Recognition fuels momentum because what gets recognized gets repeated. By designing recognition into the system, leaders make progress addictive. The result is a culture where momentum becomes self-sustaining.
From FAST to FASTER
Think of it as an engine:
- FAST builds empowerment (through Focus, Accountability, Simplicity, Transparency).
- Empowerment creates belief.
- Recognition fuels momentum.
- Momentum drives high performance.
It’s a closed loop: not just speed, but sustainable acceleration.
That’s why being FASTER is different from just moving quickly. FAST ensures clarity and execution. FASTER ensures belief and sustainability. Together, they make results inevitable.

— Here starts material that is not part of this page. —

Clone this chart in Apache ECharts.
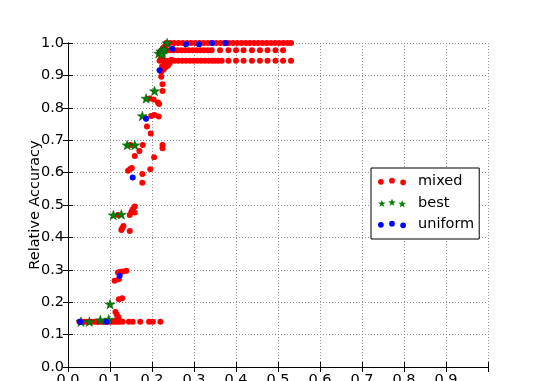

Leadership Styles That Work in FASTER
The leadership styles that align with FASTER are also worth noting.
- Pacesetting in FASTER isn’t about sprinting ahead. It’s about building the ladder and showing what the rungs look like.
- Coaching becomes about guiding people to design their own ladders — building their confidence to climb.
- Democratic leadership means co-creating the ladder with teams, tapping into their ideas for achievable quick wins.
Commanding doesn’t work here. You can’t order people to move FASTER — you have to build the system where they want to climb.
Why CEOs Need to Pay Attention
For CEOs, this shift is not optional. Markets are volatile, employees are demanding more meaning and recognition, and traditional top-down methods no longer deliver consistent results.
By becoming FASTER, organizations unlock three critical advantages:
- Clarity of Path – No more vague targets that paralyze teams. Every bold goal has a visible ladder of achievable rungs.
- Psychological Ownership – Empowerment ensures teams believe in their own ability to succeed. That belief creates resilience in the face of setbacks.
- Cultural Momentum – Recognition fuels consistency. Instead of stop-start performance, progress compounds.
When these elements come together, you don’t just have speed. You have acceleration that sustains itself.
Final Thought
FAST was about execution. FASTER is about transformation. It’s the difference between running a sprint and building an engine that keeps running.
The companies that thrive over the next decade won’t just be fast. They’ll be FASTER — turning big visions into ladders of achievable wins, empowering their people with confidence, and fueling momentum through recognition.
Because in the end, success doesn’t come from shouting louder or pushing harder. It comes from designing systems where progress is visible, belief is unshakable, and momentum becomes inevitable.
That’s what it means to be FASTER. And that’s why your company needs it now.